### [Exercise directions]
Using the material that follows, identify and copy each line with the string "chart".

### [Information provided]
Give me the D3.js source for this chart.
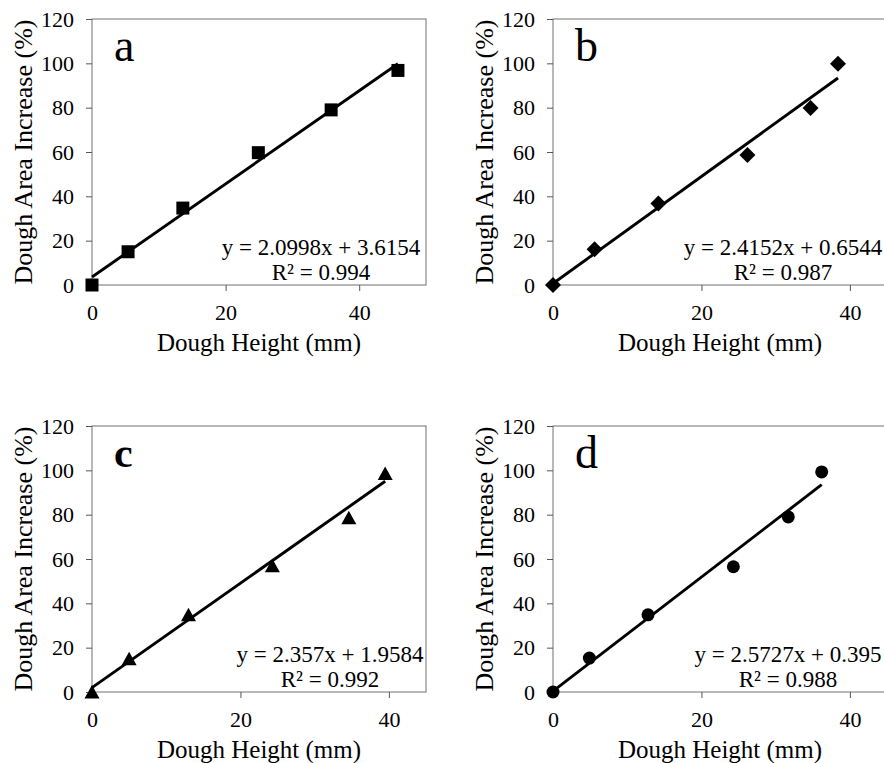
<html>
    <head>
       <style>
body {
    margin: 0;
    background: #fff;
}
svg text {
    font-family: "Liberation Serif", "Times New Roman", serif;
    fill: #000;
}
.frame {
    fill: none;
    stroke: #707070;
    stroke-width: 1px;
}
.tick line {
    stroke: #555;
}
.fit {
    fill: none;
    stroke: #000;
    stroke-width: 2.9px;
}
       </style>
    </head>
    <body>

        <svg></svg>

        <script src="https://cdn.jsdelivr.net/npm/d3@7/dist/d3.min.js"></script>

        <script>
// dough height (mm) vs dough area increase (%), four formulations
var panelLabels = ["a", "b", "c", "d"];
var heightA = [0, 5.4, 13.6, 24.9, 35.8, 45.8];
var areaA   = [0, 15.0, 34.7, 59.7, 79.0, 96.8];
var heightB = [0, 5.6, 14.2, 26.2, 34.7, 38.4];
var areaB   = [0, 16.1, 36.8, 58.6, 79.8, 99.8];
var heightC = [0, 5.0, 13.0, 24.3, 34.6, 39.5];
var areaC   = [0, 15.0, 34.8, 57.0, 78.6, 98.6];
var heightD = [0, 4.9, 12.8, 24.3, 31.7, 36.2];
var areaD   = [0, 15.3, 34.8, 56.5, 79.0, 99.3];
var slopes = [2.0998, 2.4152, 2.357, 2.5727];
var intercepts = [3.6154, 0.6544, 1.9584, 0.395];
var rSquared = ["0.994", "0.987", "0.992", "0.988"];
var xMax = [50, 45, 45, 45];
var xTicks = [0, 20, 40];
var yTicks = [0, 20, 40, 60, 80, 100, 120];
var xTitle = "Dough Height (mm)";
var yTitle = "Dough Area Increase (%)";

var heights = [heightA, heightB, heightC, heightD];
var areas = [areaA, areaB, areaC, areaD];
var shapes = ["square", "diamond", "triangle", "circle"];

var width = 884, height = 763;
var plotW = 334, plotH = 266;
var origins = [[92, 19], [553, 19], [92, 426], [553, 426]];
var serif = "'Liberation Serif', 'Times New Roman', serif";

var svg = d3.select("svg")
    .attr("width", width)
    .attr("height", height)
    .attr("font-family", serif);

function marker(shape) {
  if (shape == "square") return "M-6.5,-6.5H6.5V6.5H-6.5Z";
  if (shape == "diamond") return "M0,-8L8,0L0,8L-8,0Z";
  if (shape == "triangle") return "M0,-7L7.5,6.5L-7.5,6.5Z";
  return "M6.5,0A6.5,6.5 0 1,1 -6.5,0A6.5,6.5 0 1,1 6.5,0Z";
}

panelLabels.forEach(function(label, i) {
  var g = svg.append("g")
      .attr("transform", "translate(" + origins[i][0] + "," + origins[i][1] + ")");

  var x = d3.scaleLinear().domain([0, xMax[i]]).range([0, plotW]);
  var y = d3.scaleLinear().domain([0, 120]).range([plotH, 0]);

  g.append("rect")
      .attr("class", "frame")
      .attr("width", plotW)
      .attr("height", plotH);

  var yAxis = g.append("g")
      .call(d3.axisLeft(y).tickValues(yTicks).tickSize(6).tickSizeOuter(0).tickPadding(12));
  var xAxis = g.append("g")
      .attr("transform", "translate(0," + plotH + ")")
      .call(d3.axisBottom(x).tickValues(xTicks).tickSize(6).tickSizeOuter(0).tickPadding(13));
  [xAxis, yAxis].forEach(function(ax) {
    ax.attr("font-family", serif).attr("font-size", 22);
    ax.select(".domain").remove();
    ax.selectAll("text")
        .style("font-family", serif)
        .style("font-size", "22px")
        .attr("fill", "#000");
  });

  g.append("text")
      .attr("x", plotW / 2)
      .attr("y", plotH + 66)
      .attr("text-anchor", "middle")
      .style("font-size", "25px")
      .text(xTitle);

  g.append("text")
      .attr("transform", "translate(-60," + (plotH / 2) + ") rotate(-90)")
      .attr("text-anchor", "middle")
      .style("font-size", "26px")
      .text(yTitle);

  g.append("text")
      .attr("x", 22)
      .attr("y", i == 2 ? 41 : 42)
      .style("font-size", i == 2 ? "42px" : "46px")
      .style("font-weight", i == 2 ? "bold" : "normal")
      .text(label);

  var xs = heights[i], ys = areas[i];
  var line = d3.line()
      .x(function(d) { return x(d); })
      .y(function(d) { return y(slopes[i] * d + intercepts[i]); });
  g.append("path")
      .attr("class", "fit")
      .attr("d", line([d3.min(xs), d3.max(xs)]));

  g.selectAll(".pt")
      .data(xs)
    .enter().append("path")
      .attr("class", "pt")
      .attr("transform", function(d, j) { return "translate(" + x(d) + "," + y(ys[j]) + ")"; })
      .attr("d", marker(shapes[i]))
      .attr("fill", "#000");

  var cx = [229, 230, 238, 235][i];
  g.append("text")
      .attr("x", cx)
      .attr("y", plotH - 30)
      .attr("text-anchor", "middle")
      .style("font-size", "23px")
      .text("y = " + slopes[i] + "x + " + intercepts[i]);
  g.append("text")
      .attr("x", cx)
      .attr("y", plotH - 5)
      .attr("text-anchor", "middle")
      .style("font-size", "23px")
      .text("R\u00b2 = " + rSquared[i]);
});
        </script>
    </body>
</html>
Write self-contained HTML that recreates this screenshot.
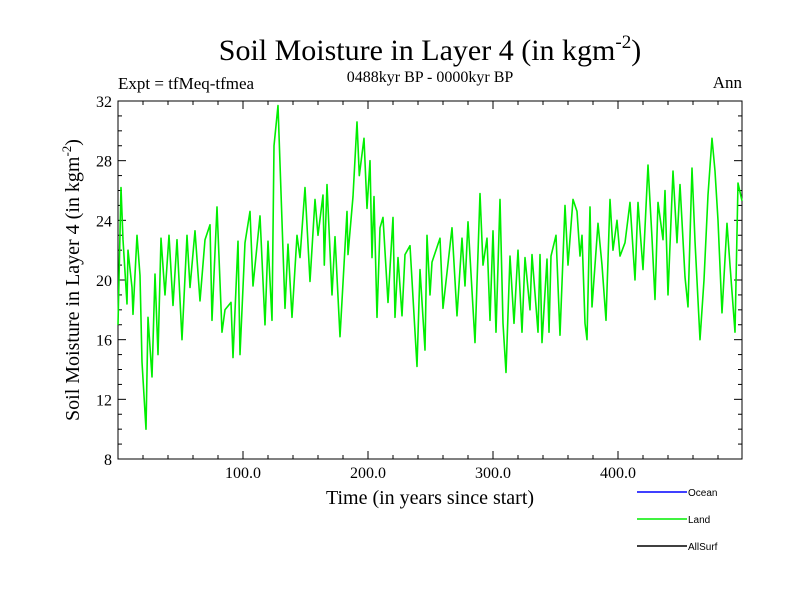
<!DOCTYPE html>
<html><head><meta charset="utf-8"><style>
body{margin:0;background:#fff}
svg text{font-family:"Liberation Serif",serif}
</style></head><body>
<svg id="chart" width="800" height="600" viewBox="0 0 800 600" xmlns="http://www.w3.org/2000/svg">
<rect width="800" height="600" fill="#fff"/>
<text x="430" y="60" font-size="30" text-anchor="middle">Soil Moisture in Layer 4 (in kgm<tspan dy="-12" font-size="19">-2</tspan><tspan dy="12">)</tspan></text>
<text x="118" y="89" font-size="17">Expt = tfMeq-tfmea</text>
<text x="430" y="82" font-size="16" text-anchor="middle">0488kyr BP - 0000kyr BP</text>
<text x="742" y="88" font-size="17" text-anchor="end">Ann</text>
<g id="axes"></g>
<g id="plot"></g>
<text x="430" y="504" font-size="20" text-anchor="middle">Time (in years since start)</text>
<text transform="translate(79,280) rotate(-90)" font-size="20" text-anchor="middle">Soil Moisture in Layer 4 (in kgm<tspan dy="-8" font-size="13">-2</tspan><tspan dy="8">)</tspan></text>
<g font-family="Liberation Sans, sans-serif">
<line x1="637" y1="492" x2="687" y2="492" stroke="#0000ff" stroke-width="1.5"/>
<text x="688" y="496" font-size="10" style="font-family:'Liberation Sans',sans-serif">Ocean</text>
<line x1="637" y1="519" x2="687" y2="519" stroke="#00ee00" stroke-width="1.5"/>
<text x="688" y="523" font-size="10" style="font-family:'Liberation Sans',sans-serif">Land</text>
<line x1="637" y1="546" x2="687" y2="546" stroke="#000" stroke-width="1.5"/>
<text x="688" y="550" font-size="10" style="font-family:'Liberation Sans',sans-serif">AllSurf</text>
</g>
</svg>
<script>
const years=[0,2.4,4,7.2,8,11.2,12,15.2,17.6,19.2,22.4,24,27.2,29.6,32,34.4,37.6,40.8,44,47.2,51.2,55.2,57.6,61.6,65.6,69.6,73.6,75.2,79.2,83.2,85.6,90.4,92,96,97.6,101.6,105.6,108,113.6,117.6,120,123.2,124.8,128,133.6,136,139.2,143.2,145.6,149.6,153.6,157.6,160,164,165,167.2,171.2,173.6,177.6,183.2,184,188,191.2,193,196.8,199.2,201.6,203.2,204.8,207.2,209.6,212,216,220,221.6,224,227.2,229.6,233.6,239.2,241.6,245.6,247.2,249.6,251.2,257.6,260,267.2,271.2,275.2,277.6,280,285.6,289.6,292,295.2,297.6,300,302.4,305.6,308,310.4,313.6,316.8,320,323.2,325.6,329.6,331.2,336,337.6,339.2,343.2,344.8,346.4,350.4,353.6,357.6,360,364,367.2,369.6,371.2,373.6,375.2,377.6,379.2,384,387.2,390.4,393.6,396,399.2,401.6,405.6,409.6,413.6,416,420,424,427.2,429.6,432,436,437.6,440,444,447.2,449.6,453.6,456,459.2,461.6,465.6,468.8,472,475.2,477.6,480,483.2,487.2,489.6,493.6,496,499.2];
const landValues=[17,26.2,22.7,18.4,22,19.5,17.7,23,20.3,14.5,10,17.5,13.5,20.4,15,22.8,19,23,18.3,22.7,16,23,19.5,23.3,18.6,22.7,23.7,17.3,24.9,16.5,18,18.5,14.8,22.6,15,22.5,24.6,19.6,24.3,17,22.6,17.3,29,31.7,18.1,22.4,17.5,23,21.5,26.2,19.9,25.4,23,25.7,21,26.4,19,22.9,16.2,24.6,21.7,25.6,30.6,27,29.5,24.8,28,21.5,25.6,17.5,23.5,24.2,18.5,24.2,17.5,21.5,17.6,21.7,22.3,14.2,20.7,15.3,23,19,21.2,22.8,18.1,23.5,17.6,22.8,19.6,23.9,15.8,25.8,21,22.8,17.3,23.3,16.5,25.4,17.1,13.8,21.6,17.1,22,16.5,21.5,18,21.7,16.5,21.7,15.8,21.4,16.5,21.6,23,16.3,25,21,25.4,24.6,21.6,23,17.1,16,24.9,18.2,23.8,21,17.3,25.4,22,24,21.6,22.5,25.2,20,25.2,20.7,27.7,22.8,18.7,25.2,22.7,26,19,27.3,22.5,26.4,20.2,18.2,27.5,22.6,16,20,25.7,29.5,27.3,24,17.8,23.8,21,16.5,26.5,25.3];
const yTicks=[8,12,16,20,24,28,32];
const xTicks=[100,200,300,400];
const xTickLabels=["100.0","200.0","300.0","400.0"];
const L=118,R=742,T=101,B=459,X0=0,X1=499.2,Y0=8,Y1=32;
const sx=v=>L+(v-X0)/(X1-X0)*(R-L);
const sy=v=>B-(v-Y0)/(Y1-Y0)*(B-T);
const NS="http://www.w3.org/2000/svg";
const axes=document.getElementById('axes'),plot=document.getElementById('plot');
function mk(tag,attrs,parent){const e=document.createElementNS(NS,tag);for(const k in attrs)e.setAttribute(k,attrs[k]);parent.appendChild(e);return e;}
const frame=mk('rect',{x:L,y:T,width:R-L,height:B-T,fill:'none',stroke:'#000','stroke-width':1},axes);


for(let v=Y0;v<=Y1;v+=1){const maj=yTicks.includes(v);const len=maj?8:4;const y=sy(v);
mk('line',{x1:L,y1:y,x2:L+len,y2:y,stroke:'#000'},axes);
mk('line',{x1:R,y1:y,x2:R-len,y2:y,stroke:'#000'},axes);}
yTicks.forEach(v=>{const t=mk('text',{x:L-6,y:sy(v)+6,'font-size':16,'text-anchor':'end'},axes);t.textContent=v;

});
for(let v=20;v<X1;v+=20){const maj=v%100===0;const len=maj?8:4;const x=sx(v);
mk('line',{x1:x,y1:B,x2:x,y2:B-len,stroke:'#000'},axes);
mk('line',{x1:x,y1:T,x2:x,y2:T+len,stroke:'#000'},axes);}
xTicks.forEach((v,i)=>{const t=mk('text',{x:sx(v),y:478,'font-size':16,'text-anchor':'middle'},axes);t.textContent=xTickLabels[i];

});
const d=years.map((y,i)=>(i?'L':'M')+sx(y).toFixed(1)+','+sy(landValues[i]).toFixed(1)).join('');
const line=mk('path',{d:d,fill:'none',stroke:'#00ee00','stroke-width':1.6,'stroke-linejoin':'round'},plot);


</script>
</body></html>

### [Result]
Give me the D3.js source for this chart.
<svg id="chart" width="800" height="600" viewBox="0 0 800 600" xmlns="http://www.w3.org/2000/svg">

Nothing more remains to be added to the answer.